## DESCRIPTION OF THE TASK
Omit every picture and return the rest of the data unaltered.

• • • • • • •

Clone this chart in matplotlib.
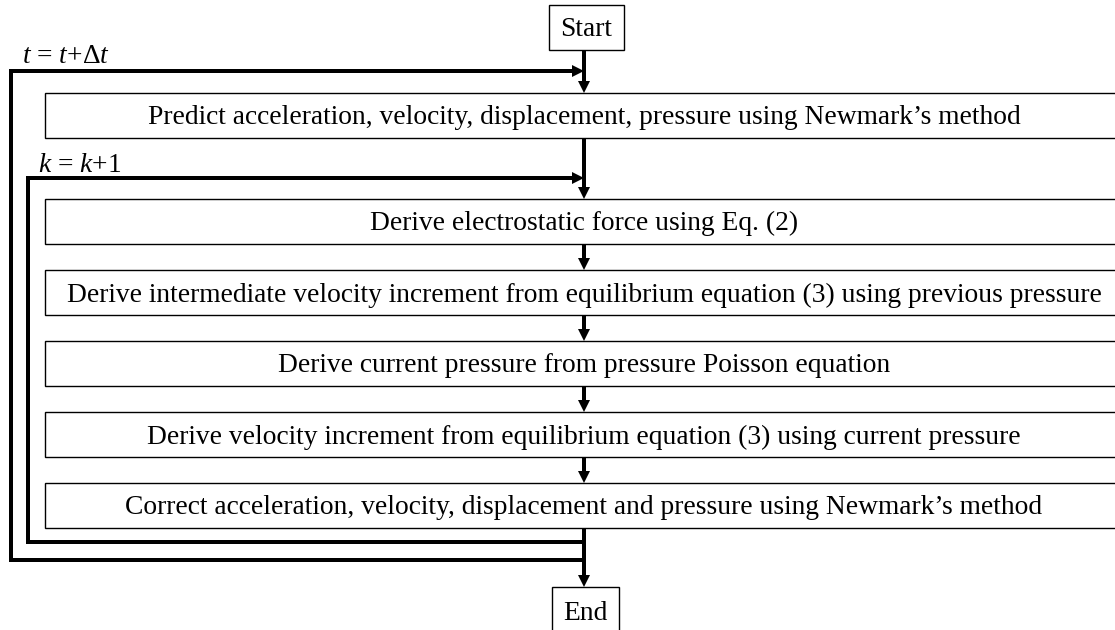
import matplotlib
matplotlib.use("Agg")
import matplotlib.pyplot as plt
from matplotlib.patches import Rectangle, Polygon

plt.rcParams['font.family'] = ['Liberation Serif', 'DejaVu Serif']
plt.rcParams['mathtext.fontset'] = 'custom'
plt.rcParams['mathtext.rm'] = 'Liberation Serif'
plt.rcParams['mathtext.it'] = 'Liberation Serif:italic'

# ---- content ----
start_label = "Start"
end_label = "End"
steps = [
    "Predict acceleration, velocity, displacement, pressure using Newmark\u2019s method",
    "Derive electrostatic force using Eq. (2)",
    "Derive intermediate velocity increment from equilibrium equation (3) using previous pressure",
    "Derive current pressure from pressure Poisson equation",
    "Derive velocity increment from equilibrium equation (3) using current pressure",
    "Correct acceleration, velocity, displacement and pressure using Newmark\u2019s method",
]
outer_loop_label = "$t$ = $t$+\u0394$t$"
inner_loop_label = "$k$ = $k$+1"

# ---- layout (pixel units) ----
W, H = 1115, 630
cx = 584
box_left, box_right = 45, 1123
box_h = 45
box_tops = [93, 199, 270, 341, 412, 483]
start_box = (549, 5, 624, 50)
end_box = (552, 587, 619, 640)
outer_y_top, outer_y_bot, outer_x = 71, 560, 11
inner_y_top, inner_y_bot, inner_x = 178, 542, 28
fs = 19.8
base_off = 9.0
thick = 4 * 72 / 100
thin = 1.0
head_len, head_hw = 12, 6

fig = plt.figure(figsize=(W / 100, H / 100), dpi=100)
ax = fig.add_axes([0, 0, 1, 1])
ax.set_xlim(0, W)
ax.set_ylim(H, 0)
ax.axis('off')


def line(xs, ys):
    ax.plot(xs, ys, color='black', lw=thick, solid_joinstyle='miter',
            solid_capstyle='butt', zorder=3)


def arrow_down(x, y0, y1):
    line([x, x], [y0, y1 - head_len + 1])
    ax.add_patch(Polygon([(x - head_hw, y1 - head_len), (x + head_hw, y1 - head_len), (x, y1)],
                         closed=True, color='black', lw=0, zorder=4))


def arrow_right(x1, y):
    ax.add_patch(Polygon([(x1 - head_len, y - head_hw), (x1 - head_len, y + head_hw), (x1, y)],
                         closed=True, color='black', lw=0, zorder=4))


def box(x0, y0, x1, y1, text, tx, ty):
    ax.add_patch(Rectangle((x0, y0), x1 - x0, y1 - y0, fill=True, facecolor='white',
                           edgecolor='black', lw=thin, zorder=2))
    ax.text(tx, ty, text, ha='center', va='baseline', fontsize=fs, zorder=5)


# start / end
box(*start_box, start_label, (start_box[0] + start_box[2]) / 2,
    (start_box[1] + start_box[3]) / 2 + base_off)
box(*end_box, end_label, (end_box[0] + end_box[2]) / 2, 620)

# steps
for top, label in zip(box_tops, steps):
    box(box_left, top, box_right, top + box_h, label, cx, top + box_h / 2 + base_off)

# vertical flow
arrow_down(cx, start_box[3], box_tops[0])
for i in range(len(box_tops) - 1):
    arrow_down(cx, box_tops[i] + box_h, box_tops[i + 1])
arrow_down(cx, box_tops[-1] + box_h, end_box[1])

# outer loop (time step)
line([cx, outer_x, outer_x, cx - head_len + 1], [outer_y_bot, outer_y_bot, outer_y_top, outer_y_top])
arrow_right(cx, outer_y_top)
# inner loop (iteration)
line([cx, inner_x, inner_x, cx - head_len + 1], [inner_y_bot, inner_y_bot, inner_y_top, inner_y_top])
arrow_right(cx, inner_y_top)

ax.text(22, 63, outer_loop_label, ha='left', va='baseline', fontsize=fs)
ax.text(38, 172, inner_loop_label, ha='left', va='baseline', fontsize=fs)

fig.savefig("out.png", dpi=100, facecolor='white')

• • • • • • •

## ANSWER TO THIS PROBLEM
Clone this chart in matplotlib.
import matplotlib
matplotlib.use("Agg")
import matplotlib.pyplot as plt
from matplotlib.patches import Rectangle, Polygon

plt.rcParams['font.family'] = ['Liberation Serif', 'DejaVu Serif']
plt.rcParams['mathtext.fontset'] = 'custom'
plt.rcParams['mathtext.rm'] = 'Liberation Serif'
plt.rcParams['mathtext.it'] = 'Liberation Serif:italic'

# ---- content ----
start_label = "Start"
end_label = "End"
steps = [
    "Predict acceleration, velocity, displacement, pressure using Newmark\u2019s method",
    "Derive electrostatic force using Eq. (2)",
    "Derive intermediate velocity increment from equilibrium equation (3) using previous pressure",
    "Derive current pressure from pressure Poisson equation",
    "Derive velocity increment from equilibrium equation (3) using current pressure",
    "Correct acceleration, velocity, displacement and pressure using Newmark\u2019s method",
]
outer_loop_label = "$t$ = $t$+\u0394$t$"
inner_loop_label = "$k$ = $k$+1"

# ---- layout (pixel units) ----
W, H = 1115, 630
cx = 584
box_left, box_right = 45, 1123
box_h = 45
box_tops = [93, 199, 270, 341, 412, 483]
start_box = (549, 5, 624, 50)
end_box = (552, 587, 619, 640)
outer_y_top, outer_y_bot, outer_x = 71, 560, 11
inner_y_top, inner_y_bot, inner_x = 178, 542, 28
fs = 19.8
base_off = 9.0
thick = 4 * 72 / 100
thin = 1.0
head_len, head_hw = 12, 6

fig = plt.figure(figsize=(W / 100, H / 100), dpi=100)
ax = fig.add_axes([0, 0, 1, 1])
ax.set_xlim(0, W)
ax.set_ylim(H, 0)
ax.axis('off')


def line(xs, ys):
    ax.plot(xs, ys, color='black', lw=thick, solid_joinstyle='miter',
            solid_capstyle='butt', zorder=3)


def arrow_down(x, y0, y1):
    line([x, x], [y0, y1 - head_len + 1])
    ax.add_patch(Polygon([(x - head_hw, y1 - head_len), (x + head_hw, y1 - head_len), (x, y1)],
                         closed=True, color='black', lw=0, zorder=4))


def arrow_right(x1, y):
    ax.add_patch(Polygon([(x1 - head_len, y - head_hw), (x1 - head_len, y + head_hw), (x1, y)],
                         closed=True, color='black', lw=0, zorder=4))


def box(x0, y0, x1, y1, text, tx, ty):
    ax.add_patch(Rectangle((x0, y0), x1 - x0, y1 - y0, fill=True, facecolor='white',
                           edgecolor='black', lw=thin, zorder=2))
    ax.text(tx, ty, text, ha='center', va='baseline', fontsize=fs, zorder=5)


# start / end
box(*start_box, start_label, (start_box[0] + start_box[2]) / 2,
    (start_box[1] + start_box[3]) / 2 + base_off)
box(*end_box, end_label, (end_box[0] + end_box[2]) / 2, 620)

# steps
for top, label in zip(box_tops, steps):
    box(box_left, top, box_right, top + box_h, label, cx, top + box_h / 2 + base_off)

# vertical flow
arrow_down(cx, start_box[3], box_tops[0])
for i in range(len(box_tops) - 1):
    arrow_down(cx, box_tops[i] + box_h, box_tops[i + 1])
arrow_down(cx, box_tops[-1] + box_h, end_box[1])

# outer loop (time step)
line([cx, outer_x, outer_x, cx - head_len + 1], [outer_y_bot, outer_y_bot, outer_y_top, outer_y_top])
arrow_right(cx, outer_y_top)
# inner loop (iteration)
line([cx, inner_x, inner_x, cx - head_len + 1], [inner_y_bot, inner_y_bot, inner_y_top, inner_y_top])
arrow_right(cx, inner_y_top)

ax.text(22, 63, outer_loop_label, ha='left', va='baseline', fontsize=fs)
ax.text(38, 172, inner_loop_label, ha='left', va='baseline', fontsize=fs)

fig.savefig("out.png", dpi=100, facecolor='white')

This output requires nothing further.